• **Request**:
Will you write out the data exactly, excluding every picture?

• **Raw data**:
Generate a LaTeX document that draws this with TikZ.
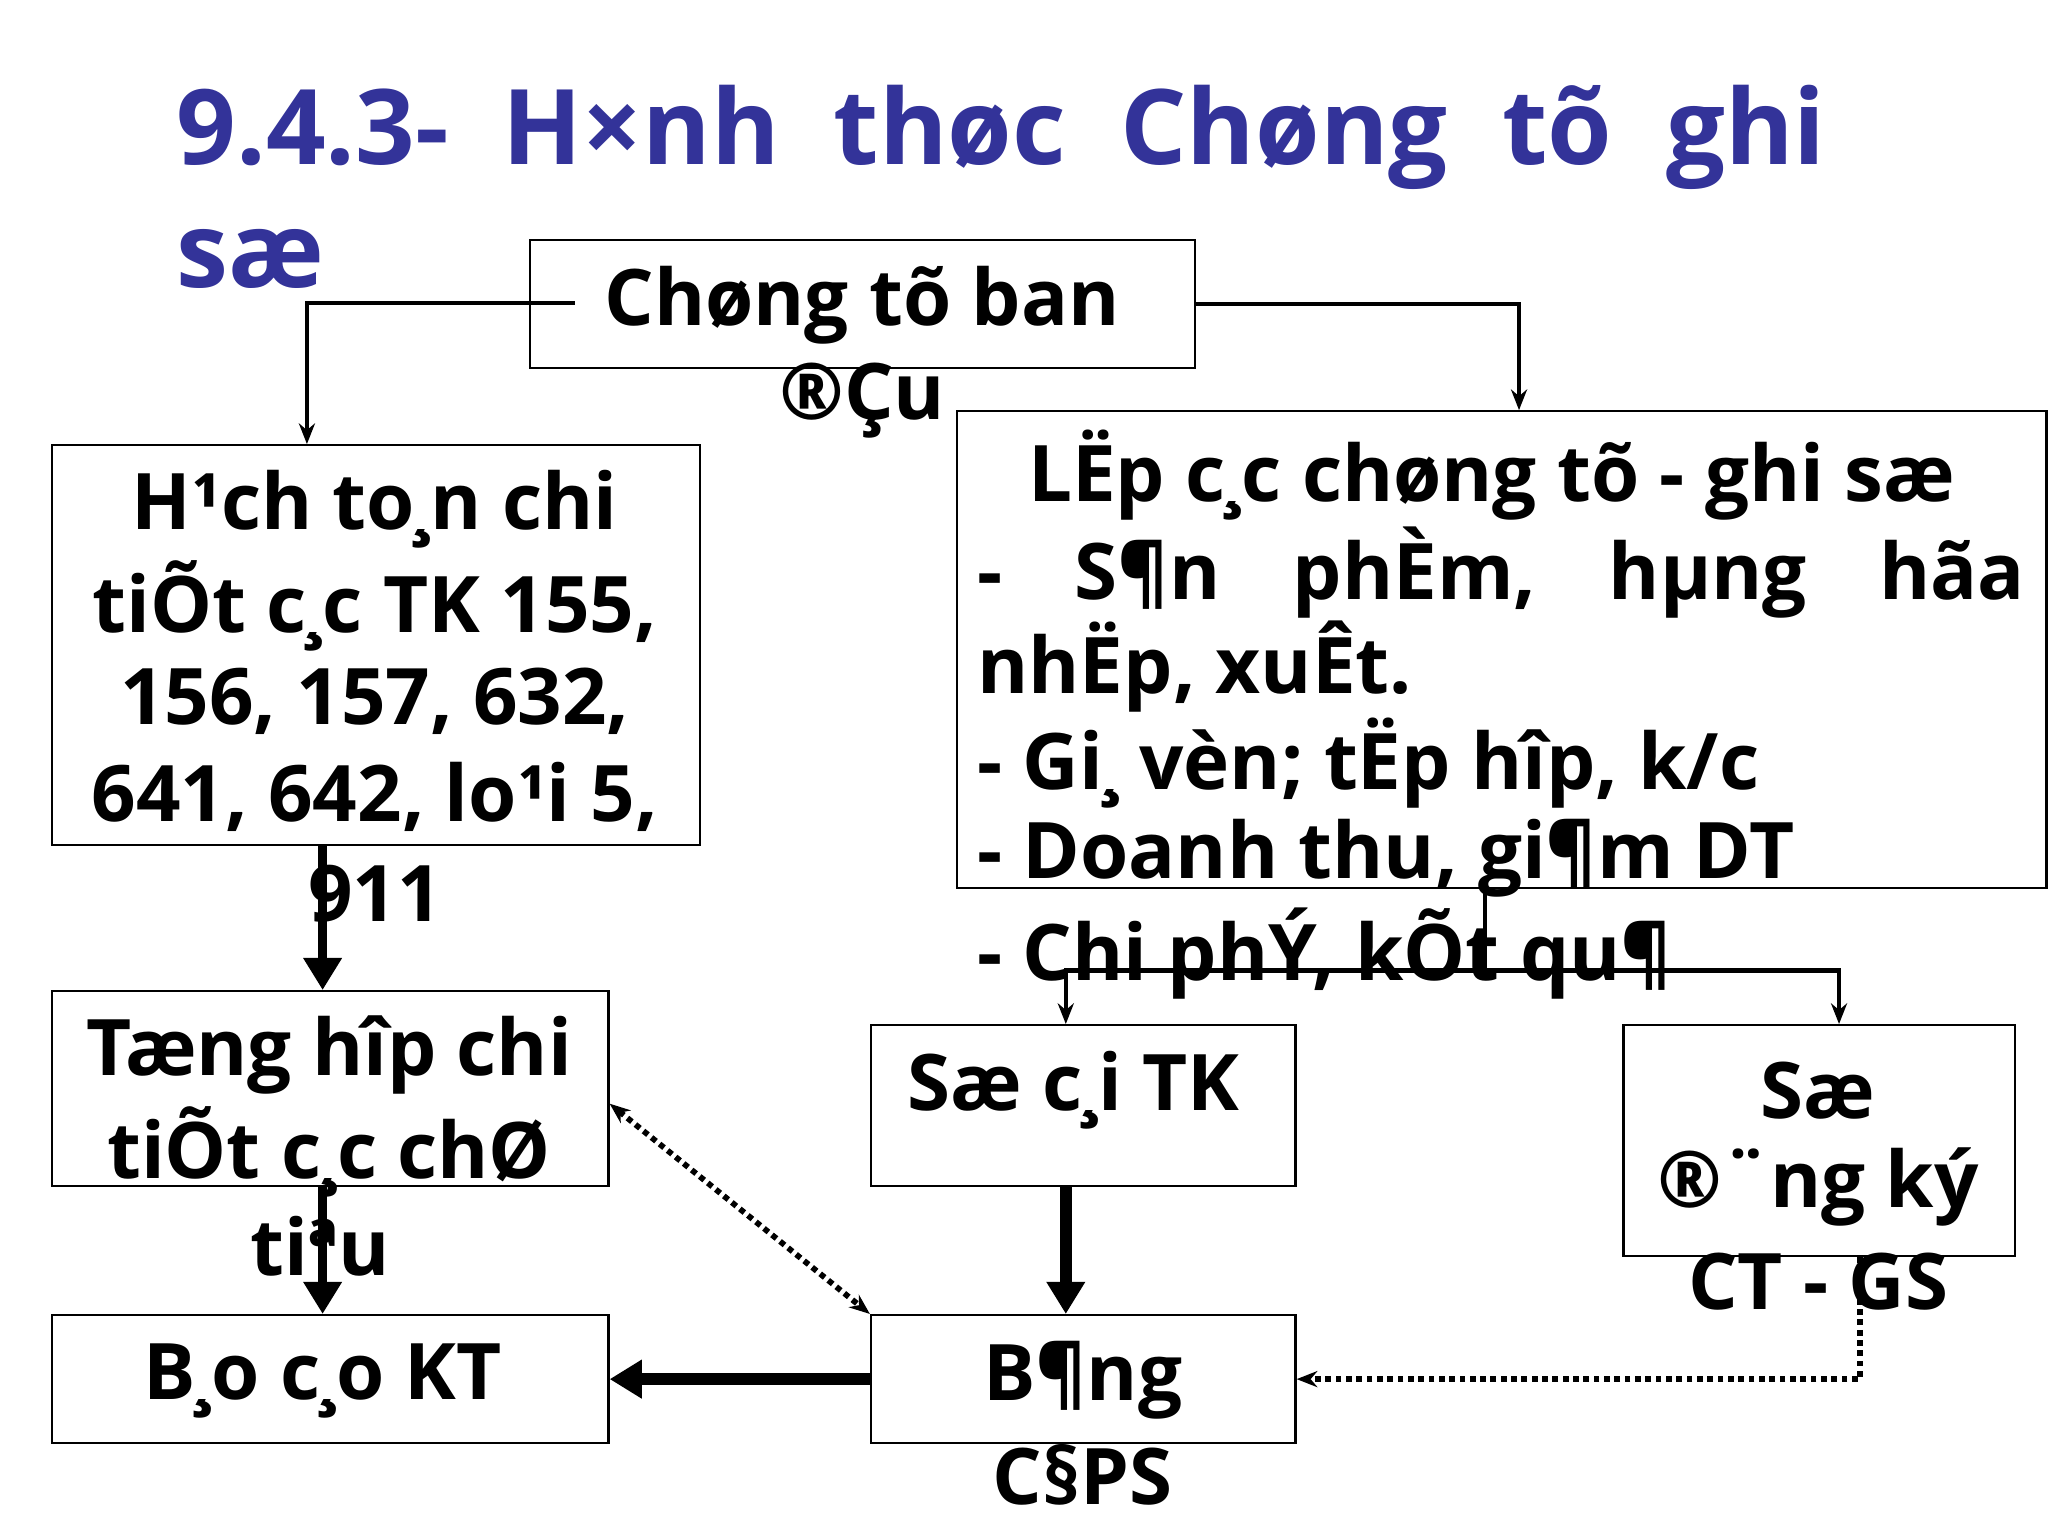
\documentclass[tikz,border=0pt]{standalone}
\usepackage{fontspec}
\setmainfont{Open Sans}
\usetikzlibrary{arrows.meta}
\definecolor{tblue}{RGB}{51,51,153}
\begin{document}
\begin{tikzpicture}[x=0.02cm,y=-0.02cm,
  box/.style={draw,line width=1pt,inner sep=0pt,anchor=north west},
  t/.style={font=\bfseries\fontsize{34}{40}\selectfont,inner sep=0pt},
  ar/.style={line width=2pt,-{Stealth[length=9pt,width=7pt]}},
  thick ar/.style={line width=4pt,-{Triangle[length=14pt,width=16pt]}},
  dot ar/.style={line width=2.5pt,dotted,-{Stealth[length=9pt,width=7pt]}}]
\useasboundingbox (0,0) rectangle (1568,1176);
% title
\node[anchor=base west,inner sep=0pt,text=tblue,font=\bfseries\fontsize{45.5}{56}\selectfont] (title1) at (135,126) {9.4.3-\ \ H×nh\ \ thøc\ \ Chøng\ \ tõ\ \ ghi};
\node[anchor=base west,inner sep=0pt,text=tblue,font=\bfseries\fontsize{45.5}{56}\selectfont] (title2) at (135,220) {sæ};
% boxes
\node[box,minimum width=509*0.02cm,minimum height=98*0.02cm] (A) at (405,183) {};
\node[box,minimum width=496*0.02cm,minimum height=306*0.02cm] (B) at (39,340) {};
\node[box,minimum width=834*0.02cm,minimum height=365*0.02cm] (C) at (732,314) {};
\node[box,minimum width=426*0.02cm,minimum height=149*0.02cm] (D) at (39,758) {};
\node[box,minimum width=325*0.02cm,minimum height=123*0.02cm] (E) at (666,784) {};
\node[box,minimum width=300*0.02cm,minimum height=177*0.02cm] (F) at (1242,784) {};
\node[box,minimum width=426*0.02cm,minimum height=98*0.02cm] (G) at (39,1006) {};
\node[box,minimum width=325*0.02cm,minimum height=98*0.02cm] (H) at (666,1006) {};
% texts
\node[t] (a1) at (660,234) {Chøng tõ ban};
\node[t] (a2) at (660,307) {®Çu};
\node[t] (b1) at (287,390) {H¹ch to¸n chi};
\node[t] (b2) at (287,464) {tiÕt c¸c TK 155,};
\node[t] (b3) at (287,537) {156, 157, 632,};
\node[t] (b4) at (287,610) {641, 642, lo¹i 5,};
\node[t] (b5) at (287,684) {911};
\node[t] (c1) at (1142,364) {LËp c¸c chøng tõ - ghi sæ};
\node[t,anchor=west,text width=802*0.02cm] (c2) at (748,438) {-\hfill S¶n\hfill phÈm,\hfill hµng\hfill hãa};
\node[t,anchor=west] (c3) at (748,510) {nhËp, xuÊt.};
\node[t,anchor=west] (c4) at (748,584) {- Gi¸ vèn; tËp hîp, k/c};
\node[t,anchor=west] (c5) at (748,657) {- Doanh thu, gi¶m DT};
\node[t,anchor=west] (c6) at (748,730) {- Chi phÝ, kÕt qu¶};
\node[t] (d1) at (252,808) {Tæng hîp chi};
\node[t] (d2) at (252,882) {tiÕt c¸c chØ};
\node[t] (d3) at (245,954) {tiªu};
\node[t] (e1) at (822,835) {Sæ c¸i TK};
\node[t] (f1) at (1392,835) {Sæ};
\node[t] (f2) at (1392,909) {®¨ng ký};
\node[t] (f3) at (1392,981) {CT - GS};
\node[t] (g1) at (247,1057) {B¸o c¸o KT};
\node[t] (h1) at (829,1057) {B¶ng};
\node[t] (h2) at (829,1129) {C§PS};
% connectors
\coordinate (aL) at (440,232);
\draw[ar] (aL) -| (B.north -| 235,0);
\draw[ar] (A.east) -| (C.north -| 1163,0);
\coordinate (cb) at (1137,743);
\draw[line width=2pt] (C.south -| cb) -- (cb);
\draw[ar] (cb) -| (E.north -| 816,0);
\draw[ar] (cb) -| (F.north -| 1408,0);
\draw[thick ar] (B.south -| 247,0) -- (D.north -| 247,0);
\draw[thick ar] (D.south -| 247,0) -- (G.north -| 247,0);
\draw[thick ar,line width=5pt] (E.south -| 816,0) -- (H.north -| 816,0);
\draw[thick ar,line width=5pt] (H.west) -- (G.east);
\draw[dot ar,{Stealth[length=9pt,width=7pt]}-{Stealth[length=9pt,width=7pt]}] (D.east |- 0,845) -- (H.north west);
\draw[dot ar] (F.south -| 1424,0) |- (H.east);
\end{tikzpicture}
\end{document}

• **Task result**:
Generate a LaTeX document that draws this with TikZ.
\documentclass[tikz,border=0pt]{standalone}
\usepackage{fontspec}
\setmainfont{Open Sans}
\usetikzlibrary{arrows.meta}
\definecolor{tblue}{RGB}{51,51,153}
\begin{document}
\begin{tikzpicture}[x=0.02cm,y=-0.02cm,
  box/.style={draw,line width=1pt,inner sep=0pt,anchor=north west},
  t/.style={font=\bfseries\fontsize{34}{40}\selectfont,inner sep=0pt},
  ar/.style={line width=2pt,-{Stealth[length=9pt,width=7pt]}},
  thick ar/.style={line width=4pt,-{Triangle[length=14pt,width=16pt]}},
  dot ar/.style={line width=2.5pt,dotted,-{Stealth[length=9pt,width=7pt]}}]
\useasboundingbox (0,0) rectangle (1568,1176);
% title
\node[anchor=base west,inner sep=0pt,text=tblue,font=\bfseries\fontsize{45.5}{56}\selectfont] (title1) at (135,126) {9.4.3-\ \ H×nh\ \ thøc\ \ Chøng\ \ tõ\ \ ghi};
\node[anchor=base west,inner sep=0pt,text=tblue,font=\bfseries\fontsize{45.5}{56}\selectfont] (title2) at (135,220) {sæ};
% boxes
\node[box,minimum width=509*0.02cm,minimum height=98*0.02cm] (A) at (405,183) {};
\node[box,minimum width=496*0.02cm,minimum height=306*0.02cm] (B) at (39,340) {};
\node[box,minimum width=834*0.02cm,minimum height=365*0.02cm] (C) at (732,314) {};
\node[box,minimum width=426*0.02cm,minimum height=149*0.02cm] (D) at (39,758) {};
\node[box,minimum width=325*0.02cm,minimum height=123*0.02cm] (E) at (666,784) {};
\node[box,minimum width=300*0.02cm,minimum height=177*0.02cm] (F) at (1242,784) {};
\node[box,minimum width=426*0.02cm,minimum height=98*0.02cm] (G) at (39,1006) {};
\node[box,minimum width=325*0.02cm,minimum height=98*0.02cm] (H) at (666,1006) {};
% texts
\node[t] (a1) at (660,234) {Chøng tõ ban};
\node[t] (a2) at (660,307) {®Çu};
\node[t] (b1) at (287,390) {H¹ch to¸n chi};
\node[t] (b2) at (287,464) {tiÕt c¸c TK 155,};
\node[t] (b3) at (287,537) {156, 157, 632,};
\node[t] (b4) at (287,610) {641, 642, lo¹i 5,};
\node[t] (b5) at (287,684) {911};
\node[t] (c1) at (1142,364) {LËp c¸c chøng tõ - ghi sæ};
\node[t,anchor=west,text width=802*0.02cm] (c2) at (748,438) {-\hfill S¶n\hfill phÈm,\hfill hµng\hfill hãa};
\node[t,anchor=west] (c3) at (748,510) {nhËp, xuÊt.};
\node[t,anchor=west] (c4) at (748,584) {- Gi¸ vèn; tËp hîp, k/c};
\node[t,anchor=west] (c5) at (748,657) {- Doanh thu, gi¶m DT};
\node[t,anchor=west] (c6) at (748,730) {- Chi phÝ, kÕt qu¶};
\node[t] (d1) at (252,808) {Tæng hîp chi};
\node[t] (d2) at (252,882) {tiÕt c¸c chØ};
\node[t] (d3) at (245,954) {tiªu};
\node[t] (e1) at (822,835) {Sæ c¸i TK};
\node[t] (f1) at (1392,835) {Sæ};
\node[t] (f2) at (1392,909) {®¨ng ký};
\node[t] (f3) at (1392,981) {CT - GS};
\node[t] (g1) at (247,1057) {B¸o c¸o KT};
\node[t] (h1) at (829,1057) {B¶ng};
\node[t] (h2) at (829,1129) {C§PS};
% connectors
\coordinate (aL) at (440,232);
\draw[ar] (aL) -| (B.north -| 235,0);
\draw[ar] (A.east) -| (C.north -| 1163,0);
\coordinate (cb) at (1137,743);
\draw[line width=2pt] (C.south -| cb) -- (cb);
\draw[ar] (cb) -| (E.north -| 816,0);
\draw[ar] (cb) -| (F.north -| 1408,0);
\draw[thick ar] (B.south -| 247,0) -- (D.north -| 247,0);
\draw[thick ar] (D.south -| 247,0) -- (G.north -| 247,0);
\draw[thick ar,line width=5pt] (E.south -| 816,0) -- (H.north -| 816,0);
\draw[thick ar,line width=5pt] (H.west) -- (G.east);
\draw[dot ar,{Stealth[length=9pt,width=7pt]}-{Stealth[length=9pt,width=7pt]}] (D.east |- 0,845) -- (H.north west);
\draw[dot ar] (F.south -| 1424,0) |- (H.east);
\end{tikzpicture}
\end{document}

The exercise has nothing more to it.